» **Problem to work on**
Pick out all lines with the word "Python" from the records that follow.
<<<<
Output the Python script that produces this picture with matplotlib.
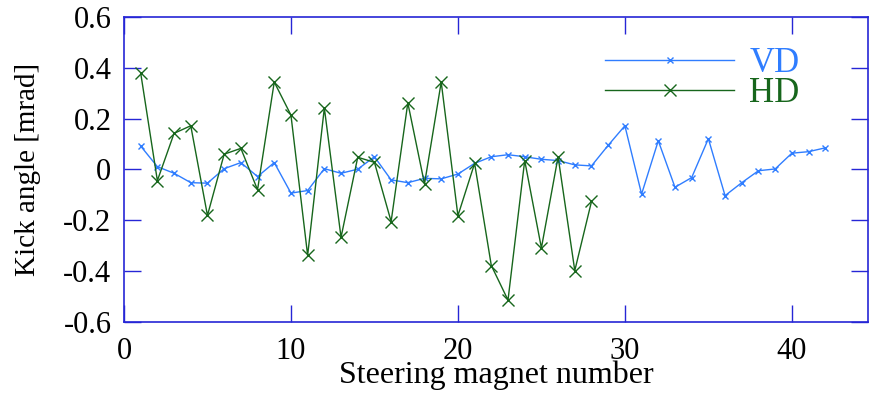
import numpy as np
import matplotlib.pyplot as plt

# kick angles per steering magnet [mrad]
vd_magnet = list(range(1, 43))
vd_kick = [0.092, 0.011, -0.015, -0.052, -0.054, 0.003, 0.027, -0.028, 0.027, -0.093,
           -0.083, 0.003, -0.015, 0.001, 0.050, -0.041, -0.052, -0.035, -0.037, -0.018,
           0.024, 0.050, 0.058, 0.050, 0.040, 0.035, 0.018, 0.014, 0.095, 0.172,
           -0.097, 0.113, -0.070, -0.032, 0.121, -0.103, -0.052, -0.005, 0.002, 0.064,
           0.070, 0.085]

hd_magnet = list(range(1, 29))
hd_kick = [0.380, -0.044, 0.142, 0.172, -0.181, 0.060, 0.083, -0.080, 0.344, 0.214,
           -0.338, 0.242, -0.267, 0.048, 0.028, -0.205, 0.262, -0.057, 0.344, -0.182,
           0.024, -0.378, -0.514, 0.035, -0.309, 0.050, -0.398, -0.126]

x_ticks = [0, 10, 20, 30, 40]
y_ticks = [-0.6, -0.4, -0.2, 0, 0.2, 0.4, 0.6]

vd_color = "#2f7dff"
hd_color = "#17661c"
frame_color = "#2626d6"

plt.rcParams["font.family"] = ["Liberation Serif", "DejaVu Serif"]

fig = plt.figure(figsize=(8.7, 3.95), dpi=100)
ax = fig.add_axes([0.1425, 0.185, 0.855, 0.772])

ax.plot(vd_magnet, vd_kick, color=vd_color, lw=1.0, marker="x", ms=4, mew=1.0, label="VD")
ax.plot(hd_magnet, hd_kick, color=hd_color, lw=1.0, marker="x", ms=8, mew=1.0, label="HD")

ax.set_xlim(0, 44.55)
ax.set_ylim(-0.6, 0.6)
ax.set_xticks(x_ticks)
ax.set_yticks(y_ticks)
ax.set_yticklabels(["-0.6", "-0.4", "-0.2", "0", "0.2", "0.4", "0.6"])

for s in ax.spines.values():
    s.set_color(frame_color)
    s.set_linewidth(1.2)
ax.tick_params(direction="in", length=12, width=1.0, color=frame_color,
               top=True, right=True, labelsize=22)
ax.tick_params(axis="x", pad=11)
ax.tick_params(axis="y", pad=9)

ax.set_xlabel("Steering magnet number", fontsize=23, labelpad=-4)
ax.set_ylabel("Kick angle [mrad]", fontsize=21, labelpad=16)

leg = ax.legend(loc="upper right", bbox_to_anchor=(0.927, 0.946), frameon=False,
                fontsize=25, handlelength=3.7, handletextpad=0.45, labelspacing=-0.1,
                borderaxespad=0)
for txt, c in zip(leg.get_texts(), [vd_color, hd_color]):
    txt.set_color(c)

fig.savefig("out.png", dpi=100)
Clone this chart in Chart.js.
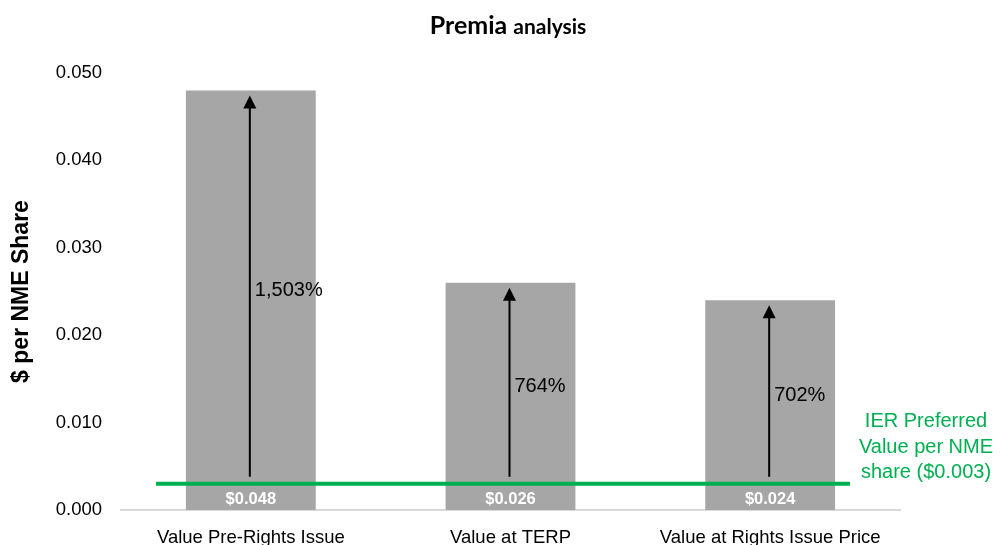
<!DOCTYPE html>
<html>
<head>
<meta charset="utf-8">
<script src="https://cdn.jsdelivr.net/npm/chart.js@4/dist/chart.umd.min.js"></script>
<style>
  html, body { margin: 0; padding: 0; background: #ffffff; }
  #wrap { width: 1000px; height: 545px; position: relative; }
</style>
</head>
<body>
<div id="wrap"><canvas id="c" width="1000" height="545"></canvas></div>
<script>
// Per-share values for each valuation basis
const categories = ['Value Pre-Rights Issue', 'Value at TERP', 'Value at Rights Issue Price'];
const shareValues = [0.048, 0.026, 0.024];
// Premium of each value over the preferred value
const premiumLabels = ['1,503%', '764%', '702%'];
// Preferred value per share (horizontal reference)
const preferredValue = 0.003;
const yTickValues = [0, 0.01, 0.02, 0.03, 0.04, 0.05];

const SANS = '"Liberation Sans", Arial, Helvetica, sans-serif';
const GREEN = '#00B050';
const BAR_GREY = '#A6A6A6';

// Bar value labels, reference line, premium arrows and the title
const overlayPlugin = {
  id: 'overlay',
  afterDatasetsDraw(chart) {
    const ctx = chart.ctx;
    const ys = chart.scales.y;
    const meta = chart.getDatasetMeta(0);
    const area = chart.chartArea;
    const lineY = ys.getPixelForValue(preferredValue);

    ctx.save();

    // value labels near the base of each bar
    ctx.fillStyle = '#ffffff';
    ctx.font = 'bold 16.5px ' + SANS;
    ctx.textAlign = 'center';
    ctx.textBaseline = 'middle';
    meta.data.forEach((bar, i) => {
      ctx.fillText('$' + shareValues[i].toFixed(3), bar.x, area.bottom - 11);
    });

    // preferred-value reference line
    ctx.strokeStyle = GREEN;
    ctx.lineWidth = 4;
    ctx.beginPath();
    ctx.moveTo(area.left + 35, lineY);
    ctx.lineTo(area.right - 50, lineY);
    ctx.stroke();

    // its label to the right
    ctx.fillStyle = GREEN;
    ctx.font = '20px ' + SANS;
    ctx.textAlign = 'center';
    const labelX = area.right + 26;
    const midY = lineY - 36;
    ctx.fillText('IER Preferred', labelX, midY - 26);
    ctx.fillText('Value per NME', labelX, midY);
    ctx.fillText('share ($' + preferredValue.toFixed(3) + ')', labelX, midY + 25);

    // premium arrows from the reference line up to each bar
    meta.data.forEach((bar, i) => {
      const ax = bar.x - 1;
      const tail = lineY - 7;
      const tip = ys.getPixelForValue(shareValues[i]) + 5;
      ctx.strokeStyle = '#000000';
      ctx.fillStyle = '#000000';
      ctx.lineWidth = 2;
      ctx.beginPath();
      ctx.moveTo(ax, tail);
      ctx.lineTo(ax, tip + 11);
      ctx.stroke();
      ctx.beginPath();
      ctx.moveTo(ax, tip);
      ctx.lineTo(ax - 6.5, tip + 13);
      ctx.lineTo(ax + 6.5, tip + 13);
      ctx.closePath();
      ctx.fill();

      ctx.font = '20px ' + SANS;
      ctx.textAlign = 'left';
      ctx.textBaseline = 'middle';
      ctx.fillText(premiumLabels[i], ax + 5, (tail + tip) / 2 + 4);
    });

    ctx.restore();
  },
  afterDraw(chart) {
    const ctx = chart.ctx;
    ctx.save();
    ctx.fillStyle = '#000000';
    ctx.textBaseline = 'alphabetic';
    const bigFont = 'bold 25px Lato, "Open Sans", sans-serif';
    const smallFont = 'bold 21px Lato, "Open Sans", sans-serif';
    ctx.font = bigFont;
    const w1 = ctx.measureText('Premia ').width;
    ctx.font = smallFont;
    const w2 = ctx.measureText('analysis').width;
    const startX = 508 - (w1 + w2) / 2;
    ctx.font = bigFont;
    ctx.textAlign = 'left';
    ctx.fillText('Premia ', startX, 34);
    ctx.font = smallFont;
    ctx.fillText('analysis', startX + w1, 34);
    ctx.restore();
  }
};

new Chart(document.getElementById('c'), {
  type: 'bar',
  data: {
    labels: categories,
    datasets: [{
      data: shareValues,
      backgroundColor: BAR_GREY,
      borderWidth: 0,
      barPercentage: 0.5,
      categoryPercentage: 1.0
    }]
  },
  options: {
    responsive: false,
    animation: false,
    devicePixelRatio: 1,
    layout: { padding: { top: 73, right: 100, left: 0, bottom: 0 } },
    plugins: {
      legend: { display: false },
      tooltip: { enabled: false },
      title: { display: false }
    },
    scales: {
      x: {
        grid: { display: false, drawTicks: false },
        border: { display: true, color: '#D9D9D9', width: 2 },
        ticks: {
          color: '#000000',
          font: { family: SANS, size: 18.5 },
          padding: 17,
          maxRotation: 0,
          autoSkip: false
        },
        afterFit(scale) { scale.height = 35; }
      },
      y: {
        min: 0,
        max: 0.05,
        afterBuildTicks(scale) { scale.ticks = yTickValues.map(v => ({ value: v })); },
        grid: { display: false, drawTicks: false },
        border: { display: false },
        ticks: {
          color: '#000000',
          font: { family: SANS, size: 18.5 },
          padding: 19,
          callback: v => Number(v).toFixed(3)
        },
        title: {
          display: true,
          text: '$ per NME Share',
          color: '#000000',
          font: { family: SANS, size: 23, weight: 'bold' },
          padding: { top: 8, bottom: 0 }
        },
        afterFit(scale) { scale.width = 121; }
      }
    }
  },
  plugins: [overlayPlugin]
});
</script>
</body>
</html>
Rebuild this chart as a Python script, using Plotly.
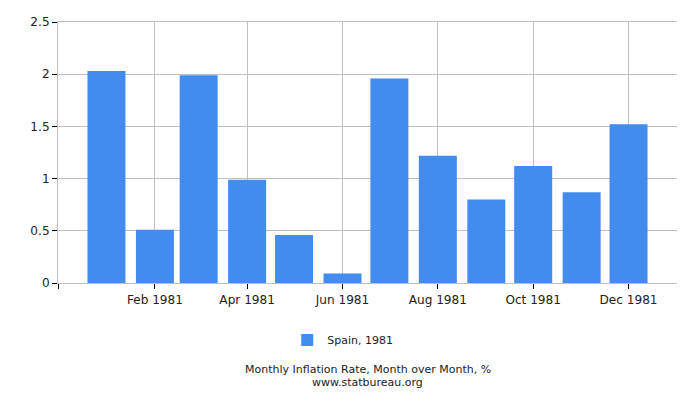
import plotly.graph_objs as go

# Data
months = ["1981-01-01", "1981-02-01", "1981-03-01", "1981-04-01", "1981-05-01", "1981-06-01",
          "1981-07-01", "1981-08-01", "1981-09-01", "1981-10-01", "1981-11-01", "1981-12-01"]
inflation = [2.03, 0.51, 1.99, 0.99, 0.46, 0.09, 1.96, 1.22, 0.80, 1.12, 0.87, 1.52]
tick_dates = ["1980-12-01", "1981-02-01", "1981-04-01", "1981-06-01", "1981-08-01", "1981-10-01", "1981-12-01"]
tick_labels = ["", "Feb 1981", "Apr 1981", "Jun 1981", "Aug 1981", "Oct 1981", "Dec 1981"]
y_ticks = [0, 0.5, 1, 1.5, 2, 2.5]
y_labels = ["0", "0.5", "1", "1.5", "2", "2.5"]

DAY_MS = 24 * 3600 * 1000

fig = go.Figure(go.Bar(x=months, y=inflation, name="Spain, 1981",
                       marker=dict(color="#428bef", line=dict(width=0)),
                       width=24.3 * DAY_MS))

fig.update_layout(width=700, height=400, plot_bgcolor="white", paper_bgcolor="white",
                  font=dict(family="DejaVu Sans", size=12.1, color="#222222"),
                  margin=dict(l=58, r=23, t=22, b=117),
                  showlegend=True,
                  legend=dict(orientation="h", x=0.46, xanchor="center", y=-0.218, yanchor="middle",
                              font=dict(size=11)),
                  annotations=[dict(text="Monthly Inflation Rate, Month over Month, %",
                                    xref="paper", yref="paper", x=0.5, y=-0.331, yanchor="middle",
                                    showarrow=False, font=dict(size=11)),
                               dict(text="www.statbureau.org",
                                    xref="paper", yref="paper", x=0.5, y=-0.381, yanchor="middle",
                                    showarrow=False, font=dict(size=11))])
fig.update_xaxes(type="date", range=["1980-12-01", "1982-01-01"], tickvals=tick_dates, ticktext=tick_labels,
                 showgrid=True, gridcolor="#c0c0c0", ticks="outside", ticklen=5, tickcolor="black",
                 showline=True, linecolor="#c0c0c0", mirror=True, zeroline=False)
fig.update_yaxes(range=[0, 2.5], tickvals=y_ticks, ticktext=y_labels,
                 showgrid=True, gridcolor="#c0c0c0", ticks="outside", ticklen=5, tickcolor="black",
                 showline=True, linecolor="#c0c0c0", zeroline=False)

# drop the default body margin so the 700x400 figure fits the window exactly
fig.write_html("out.html", config={"displayModeBar": False},
               post_script="document.body.style.margin = '0';")
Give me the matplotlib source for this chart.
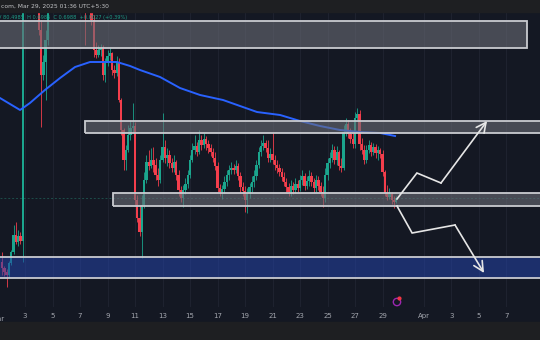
>>>>
» **Output for this exercise**
Output the Python script that produces this picture with matplotlib.
Rebuild this chart as a Python script, using Plotly.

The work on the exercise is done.